TASK REQUIREMENTS:
All the data below goes into the copy word for word, but the pictures don't.

GIVEN DATA:
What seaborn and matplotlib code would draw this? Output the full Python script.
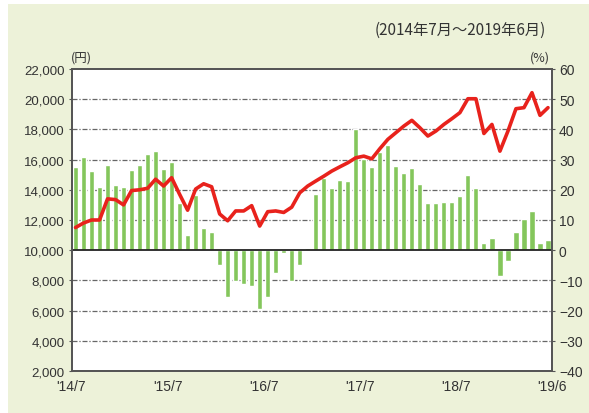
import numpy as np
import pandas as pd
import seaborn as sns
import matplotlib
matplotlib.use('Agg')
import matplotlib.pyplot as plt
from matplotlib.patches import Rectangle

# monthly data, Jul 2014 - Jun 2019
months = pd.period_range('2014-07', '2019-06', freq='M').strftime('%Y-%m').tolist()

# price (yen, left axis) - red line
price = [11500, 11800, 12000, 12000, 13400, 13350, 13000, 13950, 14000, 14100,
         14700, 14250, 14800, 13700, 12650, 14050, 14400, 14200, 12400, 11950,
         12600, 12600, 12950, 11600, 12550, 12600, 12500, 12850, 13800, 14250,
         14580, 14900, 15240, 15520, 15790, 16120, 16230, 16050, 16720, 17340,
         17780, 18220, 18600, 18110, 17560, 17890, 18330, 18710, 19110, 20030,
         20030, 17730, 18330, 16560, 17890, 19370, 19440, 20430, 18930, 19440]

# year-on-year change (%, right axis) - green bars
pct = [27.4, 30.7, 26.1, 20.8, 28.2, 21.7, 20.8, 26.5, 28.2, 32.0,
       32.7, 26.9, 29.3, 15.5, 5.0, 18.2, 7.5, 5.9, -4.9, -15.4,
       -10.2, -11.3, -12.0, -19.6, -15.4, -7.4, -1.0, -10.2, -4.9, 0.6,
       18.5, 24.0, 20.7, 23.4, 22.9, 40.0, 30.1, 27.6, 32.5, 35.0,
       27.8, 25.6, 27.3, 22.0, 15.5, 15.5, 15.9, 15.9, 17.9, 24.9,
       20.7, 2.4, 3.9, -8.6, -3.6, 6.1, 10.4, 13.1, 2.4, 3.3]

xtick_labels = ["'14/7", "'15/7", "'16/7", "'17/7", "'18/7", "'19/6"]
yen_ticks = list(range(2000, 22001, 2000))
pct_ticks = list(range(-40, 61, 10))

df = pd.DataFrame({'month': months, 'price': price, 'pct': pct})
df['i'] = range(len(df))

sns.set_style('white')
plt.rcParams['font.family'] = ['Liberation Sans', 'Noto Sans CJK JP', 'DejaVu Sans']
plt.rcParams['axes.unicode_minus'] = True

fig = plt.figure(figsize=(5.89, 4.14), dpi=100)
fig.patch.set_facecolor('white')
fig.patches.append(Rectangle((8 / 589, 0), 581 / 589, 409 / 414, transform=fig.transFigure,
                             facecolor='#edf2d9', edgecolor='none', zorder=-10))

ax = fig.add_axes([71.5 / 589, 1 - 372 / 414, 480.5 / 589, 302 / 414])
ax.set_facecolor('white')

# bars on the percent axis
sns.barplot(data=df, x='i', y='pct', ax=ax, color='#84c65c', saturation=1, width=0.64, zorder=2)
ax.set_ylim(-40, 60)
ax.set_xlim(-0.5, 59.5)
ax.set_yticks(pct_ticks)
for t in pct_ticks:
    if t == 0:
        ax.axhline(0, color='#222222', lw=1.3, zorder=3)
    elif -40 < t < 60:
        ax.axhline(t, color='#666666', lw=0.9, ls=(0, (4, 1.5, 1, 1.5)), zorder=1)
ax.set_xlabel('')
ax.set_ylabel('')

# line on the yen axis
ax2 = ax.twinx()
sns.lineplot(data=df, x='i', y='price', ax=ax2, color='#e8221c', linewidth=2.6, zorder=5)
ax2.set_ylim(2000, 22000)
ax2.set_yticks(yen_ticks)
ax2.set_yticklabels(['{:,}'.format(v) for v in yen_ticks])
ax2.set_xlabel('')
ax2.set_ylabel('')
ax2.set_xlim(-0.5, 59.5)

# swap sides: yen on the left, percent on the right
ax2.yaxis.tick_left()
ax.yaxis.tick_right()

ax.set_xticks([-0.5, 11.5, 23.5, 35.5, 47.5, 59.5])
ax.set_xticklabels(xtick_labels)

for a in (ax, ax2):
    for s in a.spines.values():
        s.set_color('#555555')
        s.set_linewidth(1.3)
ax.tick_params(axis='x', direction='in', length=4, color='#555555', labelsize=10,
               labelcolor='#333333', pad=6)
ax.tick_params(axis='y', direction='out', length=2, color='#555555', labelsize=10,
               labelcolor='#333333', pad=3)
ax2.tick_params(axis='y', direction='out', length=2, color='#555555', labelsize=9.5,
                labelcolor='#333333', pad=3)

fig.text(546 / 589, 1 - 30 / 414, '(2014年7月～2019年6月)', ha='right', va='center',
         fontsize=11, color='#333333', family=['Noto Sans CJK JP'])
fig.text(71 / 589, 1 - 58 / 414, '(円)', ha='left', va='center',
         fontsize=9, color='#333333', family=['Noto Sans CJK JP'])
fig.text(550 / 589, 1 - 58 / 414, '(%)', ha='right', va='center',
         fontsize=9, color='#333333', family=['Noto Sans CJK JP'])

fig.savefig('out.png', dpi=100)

TASK OUTPUT:
What seaborn and matplotlib code would draw this? Output the full Python script.
import numpy as np
import pandas as pd
import seaborn as sns
import matplotlib
matplotlib.use('Agg')
import matplotlib.pyplot as plt
from matplotlib.patches import Rectangle

# monthly data, Jul 2014 - Jun 2019
months = pd.period_range('2014-07', '2019-06', freq='M').strftime('%Y-%m').tolist()

# price (yen, left axis) - red line
price = [11500, 11800, 12000, 12000, 13400, 13350, 13000, 13950, 14000, 14100,
         14700, 14250, 14800, 13700, 12650, 14050, 14400, 14200, 12400, 11950,
         12600, 12600, 12950, 11600, 12550, 12600, 12500, 12850, 13800, 14250,
         14580, 14900, 15240, 15520, 15790, 16120, 16230, 16050, 16720, 17340,
         17780, 18220, 18600, 18110, 17560, 17890, 18330, 18710, 19110, 20030,
         20030, 17730, 18330, 16560, 17890, 19370, 19440, 20430, 18930, 19440]

# year-on-year change (%, right axis) - green bars
pct = [27.4, 30.7, 26.1, 20.8, 28.2, 21.7, 20.8, 26.5, 28.2, 32.0,
       32.7, 26.9, 29.3, 15.5, 5.0, 18.2, 7.5, 5.9, -4.9, -15.4,
       -10.2, -11.3, -12.0, -19.6, -15.4, -7.4, -1.0, -10.2, -4.9, 0.6,
       18.5, 24.0, 20.7, 23.4, 22.9, 40.0, 30.1, 27.6, 32.5, 35.0,
       27.8, 25.6, 27.3, 22.0, 15.5, 15.5, 15.9, 15.9, 17.9, 24.9,
       20.7, 2.4, 3.9, -8.6, -3.6, 6.1, 10.4, 13.1, 2.4, 3.3]

xtick_labels = ["'14/7", "'15/7", "'16/7", "'17/7", "'18/7", "'19/6"]
yen_ticks = list(range(2000, 22001, 2000))
pct_ticks = list(range(-40, 61, 10))

df = pd.DataFrame({'month': months, 'price': price, 'pct': pct})
df['i'] = range(len(df))

sns.set_style('white')
plt.rcParams['font.family'] = ['Liberation Sans', 'Noto Sans CJK JP', 'DejaVu Sans']
plt.rcParams['axes.unicode_minus'] = True

fig = plt.figure(figsize=(5.89, 4.14), dpi=100)
fig.patch.set_facecolor('white')
fig.patches.append(Rectangle((8 / 589, 0), 581 / 589, 409 / 414, transform=fig.transFigure,
                             facecolor='#edf2d9', edgecolor='none', zorder=-10))

ax = fig.add_axes([71.5 / 589, 1 - 372 / 414, 480.5 / 589, 302 / 414])
ax.set_facecolor('white')

# bars on the percent axis
sns.barplot(data=df, x='i', y='pct', ax=ax, color='#84c65c', saturation=1, width=0.64, zorder=2)
ax.set_ylim(-40, 60)
ax.set_xlim(-0.5, 59.5)
ax.set_yticks(pct_ticks)
for t in pct_ticks:
    if t == 0:
        ax.axhline(0, color='#222222', lw=1.3, zorder=3)
    elif -40 < t < 60:
        ax.axhline(t, color='#666666', lw=0.9, ls=(0, (4, 1.5, 1, 1.5)), zorder=1)
ax.set_xlabel('')
ax.set_ylabel('')

# line on the yen axis
ax2 = ax.twinx()
sns.lineplot(data=df, x='i', y='price', ax=ax2, color='#e8221c', linewidth=2.6, zorder=5)
ax2.set_ylim(2000, 22000)
ax2.set_yticks(yen_ticks)
ax2.set_yticklabels(['{:,}'.format(v) for v in yen_ticks])
ax2.set_xlabel('')
ax2.set_ylabel('')
ax2.set_xlim(-0.5, 59.5)

# swap sides: yen on the left, percent on the right
ax2.yaxis.tick_left()
ax.yaxis.tick_right()

ax.set_xticks([-0.5, 11.5, 23.5, 35.5, 47.5, 59.5])
ax.set_xticklabels(xtick_labels)

for a in (ax, ax2):
    for s in a.spines.values():
        s.set_color('#555555')
        s.set_linewidth(1.3)
ax.tick_params(axis='x', direction='in', length=4, color='#555555', labelsize=10,
               labelcolor='#333333', pad=6)
ax.tick_params(axis='y', direction='out', length=2, color='#555555', labelsize=10,
               labelcolor='#333333', pad=3)
ax2.tick_params(axis='y', direction='out', length=2, color='#555555', labelsize=9.5,
                labelcolor='#333333', pad=3)

fig.text(546 / 589, 1 - 30 / 414, '(2014年7月～2019年6月)', ha='right', va='center',
         fontsize=11, color='#333333', family=['Noto Sans CJK JP'])
fig.text(71 / 589, 1 - 58 / 414, '(円)', ha='left', va='center',
         fontsize=9, color='#333333', family=['Noto Sans CJK JP'])
fig.text(550 / 589, 1 - 58 / 414, '(%)', ha='right', va='center',
         fontsize=9, color='#333333', family=['Noto Sans CJK JP'])

fig.savefig('out.png', dpi=100)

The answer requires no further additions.